* [Requirements]:
Without the pictures, output the lines of the material from the very first through the one that holds "from bokeh.resources import INLINE".

(begin)

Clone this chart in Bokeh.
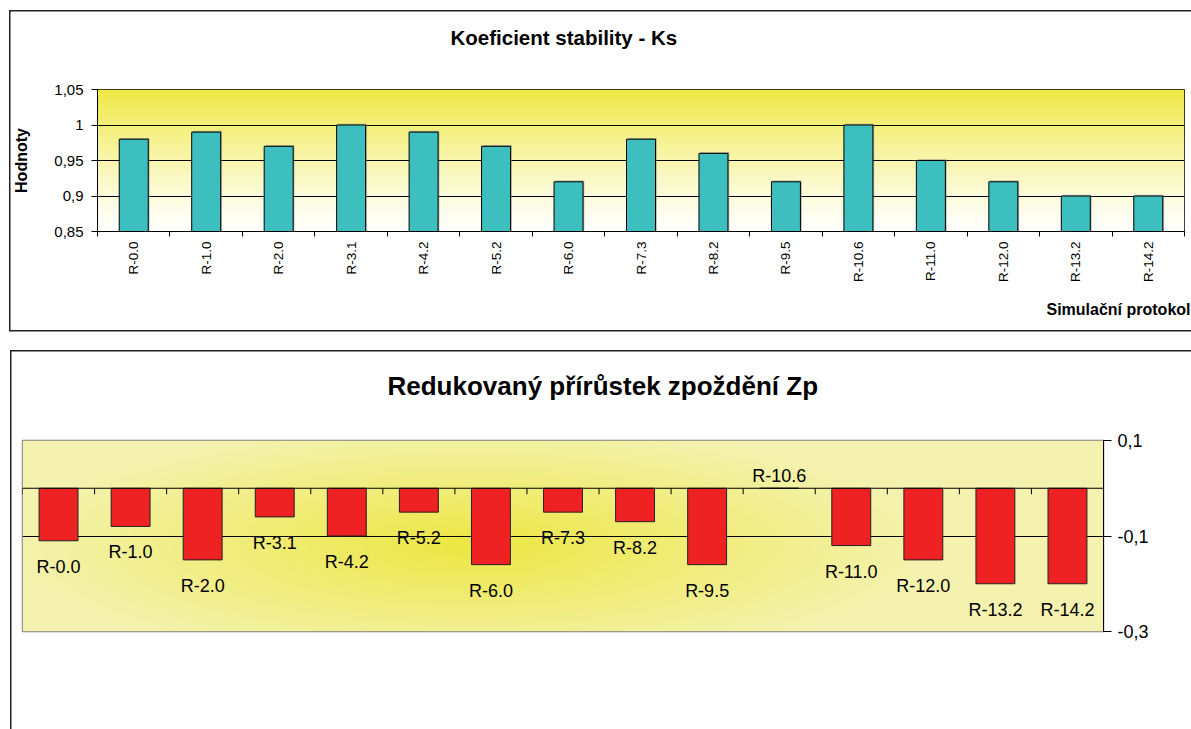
import math
import numpy as np
from bokeh.plotting import figure
from bokeh.layouts import column
from bokeh.models import FixedTicker, Range1d, Span, Title
from bokeh.core.properties import value
from bokeh.embed import file_html
from bokeh.resources import INLINE

# --- data -------------------------------------------------------------
protocols = ["R-0.0", "R-1.0", "R-2.0", "R-3.1", "R-4.2", "R-5.2", "R-6.0", "R-7.3",
             "R-8.2", "R-9.5", "R-10.6", "R-11.0", "R-12.0", "R-13.2", "R-14.2"]
ks_values = [0.98, 0.99, 0.97, 1.00, 0.99, 0.97, 0.92, 0.98,
             0.96, 0.92, 1.00, 0.95, 0.92, 0.90, 0.90]
zp_values = [-0.11, -0.08, -0.15, -0.06, -0.10, -0.05, -0.16, -0.05,
             -0.07, -0.16, 0.00, -0.12, -0.15, -0.20, -0.20]
ks_ticks = [0.85, 0.90, 0.95, 1.00, 1.05]
ks_tick_labels = ["0,85", "0,9", "0,95", "1", "1,05"]
zp_ticks = [0.1, -0.1, -0.3]
zp_tick_labels = ["0,1", "-0,1", "-0,3"]

FONT = "Liberation Sans"
n = len(protocols)
xs = [i + 1 for i in range(n)]
bounds = [i + 0.5 for i in range(n + 1)]


def pack_rgba(r, g, b):
    h, w = r.shape
    img = np.empty((h, w), dtype=np.uint32)
    v = img.view(dtype=np.uint8).reshape((h, w, 4))
    v[..., 0] = r
    v[..., 1] = g
    v[..., 2] = b
    v[..., 3] = 255
    return img


def chart_box(left, top, bottom, right=1300, color="#222222", w=1.5):
    """CSS background lines forming the open chart-area box around a figure."""
    g = f"linear-gradient({color},{color})"
    return {
        "background-image": ", ".join([g, g, g]),
        "background-size": f"{w}px {bottom - top}px, {right - left}px {w}px, {right - left}px {w}px",
        "background-position": f"{left}px {top}px, {left}px {top}px, {left}px {bottom - w}px",
        "background-repeat": "no-repeat",
    }


def no_frame_align(p):
    if "frame_align" in p.properties():
        p.frame_align = False


# ======================= top chart: Ks =================================
TOP_FRAME_W, TOP_FRAME_H = 1087, 142
top = figure(width=1191, height=340, x_range=Range1d(0.5, n + 0.5),
             y_range=Range1d(ks_ticks[0], ks_ticks[-1]),
             output_backend="svg", toolbar_location=None,
             min_border_left=97, min_border_right=7,
             min_border_top=89, min_border_bottom=109)
no_frame_align(top)
top.background_fill_color = None
top.border_fill_color = None
top.outline_line_color = "black"
top.outline_line_width = 1
top.styles = chart_box(9, 10, 331)

# vertical yellow-to-white wash behind the bars
f = np.linspace(0.0, 1.0, TOP_FRAME_H)[:, None] * np.ones((1, 4))
t = f ** 1.2
c_top = np.array([239, 233, 68])
c_bot = np.array([255, 255, 254])
img_top = pack_rgba(*(np.round(c_bot[i] + (c_top[i] - c_bot[i]) * t).astype(np.uint8) for i in range(3)))
top.image_rgba(image=[img_top], x=0.5, y=ks_ticks[0], dw=n, dh=ks_ticks[-1] - ks_ticks[0], level="image")

top.ygrid.ticker = FixedTicker(ticks=ks_ticks[1:-1])
top.ygrid.grid_line_color = "black"
top.xgrid.grid_line_color = None

# faint drop shadow, about one pixel up and to the right of each bar
px_x = n / TOP_FRAME_W
px_y = (ks_ticks[-1] - ks_ticks[0]) / TOP_FRAME_H
top.vbar(x=[x + 1.3 * px_x for x in xs], top=[v + 1.3 * px_y for v in ks_values],
         bottom=ks_ticks[0], width=0.4, fill_color="#7a7a7a", fill_alpha=0.55,
         line_color=None)
top.vbar(x=xs, top=ks_values, bottom=ks_ticks[0], width=0.4,
         fill_color="#3DBFBF", line_color="black", line_width=1)

yax = top.yaxis[0]
yax.ticker = FixedTicker(ticks=ks_ticks)
yax.major_label_overrides = dict(zip(ks_ticks, ks_tick_labels))
yax.major_tick_out = 6
yax.major_tick_in = 0
yax.minor_tick_line_color = None
yax.axis_line_color = "black"
yax.major_label_standoff = 8
yax.major_label_text_font = FONT
yax.major_label_text_font_size = "15px"
yax.major_label_text_color = "black"
yax.axis_label = "Hodnoty"
yax.axis_label_text_font = FONT
yax.axis_label_text_font_size = "16px"
yax.axis_label_text_font_style = "bold"
yax.axis_label_text_color = "black"
yax.axis_label_standoff = 21

xax = top.xaxis[0]
xax.ticker = FixedTicker(ticks=xs, minor_ticks=bounds)
xax.major_label_overrides = dict(zip(xs, protocols))
xax.major_label_orientation = math.pi / 2
xax.major_tick_line_color = None
xax.minor_tick_line_color = "black"
xax.minor_tick_out = 5
xax.minor_tick_in = 0
xax.axis_line_color = "black"
xax.major_label_standoff = 4
xax.major_label_text_font = FONT
xax.major_label_text_font_size = "13.5px"
xax.major_label_text_color = "black"

# chart title, lifted off the plot area by a blank spacer line
top.add_layout(Title(text=" ", text_font_size="1px", standoff=37), "above")
top.title.text = "Koeficient stability - Ks"
top.title.align = "left"
top.title.offset = 353
top.title.vertical_align = "middle"
top.title.standoff = 0
top.title.text_font = FONT
top.title.text_font_size = "20.5px"
top.title.text_font_style = "bold"
top.title.text_color = "black"

# category axis caption, right aligned under the tick labels
top.add_layout(Title(text="Simulační protokol", align="right", offset=-6,
                     vertical_align="middle", standoff=29, text_font=FONT,
                     text_font_size="16px", text_font_style="bold",
                     text_color="black"), "below")

# ======================= bottom chart: Zp ==============================
bot = figure(width=1191, height=389, x_range=Range1d(0.5, n + 0.5),
             y_range=Range1d(zp_ticks[-1], zp_ticks[0]),
             y_axis_location="right", x_axis_location=None,
             output_backend="svg", toolbar_location=None,
             min_border_left=22, min_border_right=88,
             min_border_top=100, min_border_bottom=98)
no_frame_align(bot)
bot.background_fill_color = None
bot.border_fill_color = None
bot.outline_line_color = "#808080"
bot.outline_line_width = 1.5
bot.styles = chart_box(10, 10, 600)

# soft yellow glow from the middle of the plot area
Hb, Wb = 191, 541
yy, xx = np.mgrid[0:Hb, 0:Wb]
fx = xx / (Wb - 1)
fy = yy / (Hb - 1)
dx = (fx - 0.414) * 1081 / 460
dy = (fy - 0.45) * 191 / 120
tb = np.clip(np.sqrt(dx ** 2 + dy ** 2), 0, 1) ** 0.9
c_mid = np.array([236, 230, 62])
c_edge = np.array([244, 242, 174])
img_bot = pack_rgba(*(np.round(c_mid[i] + (c_edge[i] - c_mid[i]) * tb).astype(np.uint8) for i in range(3)))
bot.image_rgba(image=[img_bot], x=0.5, y=zp_ticks[-1], dw=n, dh=zp_ticks[0] - zp_ticks[-1], level="image")

bot.ygrid.ticker = FixedTicker(ticks=zp_ticks[1:-1])
bot.ygrid.grid_line_color = "black"
bot.xgrid.grid_line_color = None

bot.vbar(x=xs, top=0, bottom=zp_values, width=0.54,
         fill_color="#EE2222", line_color="#222222", line_width=1)

# category axis running along zero, ticks between categories
bot.add_layout(Span(location=0, dimension="width", line_color="black", line_width=1))
tick_len = 6 * (zp_ticks[0] - zp_ticks[-1]) / 191
bot.segment(x0=bounds, y0=[0] * len(bounds), x1=bounds, y1=[-tick_len] * len(bounds),
            line_color="black", line_width=1)

# data labels carrying the protocol names
label_offsets = [26 if v < 0 else -12 for v in zp_values]
bot.text(x=xs, y=zp_values, text=protocols, y_offset=label_offsets,
         text_align="center", text_baseline="alphabetic",
         text_font=value(FONT), text_font_size="18px", text_color="black")

rax = bot.yaxis[0]
rax.ticker = FixedTicker(ticks=zp_ticks)
rax.major_label_overrides = dict(zip(zp_ticks, zp_tick_labels))
rax.major_tick_out = 8
rax.major_tick_in = 0
rax.minor_tick_line_color = None
rax.axis_line_color = "black"
rax.major_label_standoff = 6
rax.major_label_text_font = FONT
rax.major_label_text_font_size = "18px"
rax.major_label_text_color = "black"

bot.add_layout(Title(text=" ", text_font_size="1px", standoff=36), "above")
bot.title.text = "Redukovaný přírůstek zpoždění Zp"
bot.title.align = "left"
bot.title.offset = 365
bot.title.vertical_align = "middle"
bot.title.standoff = 0
bot.title.text_font = FONT
bot.title.text_font_size = "26px"
bot.title.text_font_style = "bold"
bot.title.text_color = "black"

page = column(top, bot, spacing=0)
with open("out.html", "w") as fh:
    fh.write(file_html(page, INLINE))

(end)

* [Task answer]:
Clone this chart in Bokeh.
import math
import numpy as np
from bokeh.plotting import figure
from bokeh.layouts import column
from bokeh.models import FixedTicker, Range1d, Span, Title
from bokeh.core.properties import value
from bokeh.embed import file_html
from bokeh.resources import INLINE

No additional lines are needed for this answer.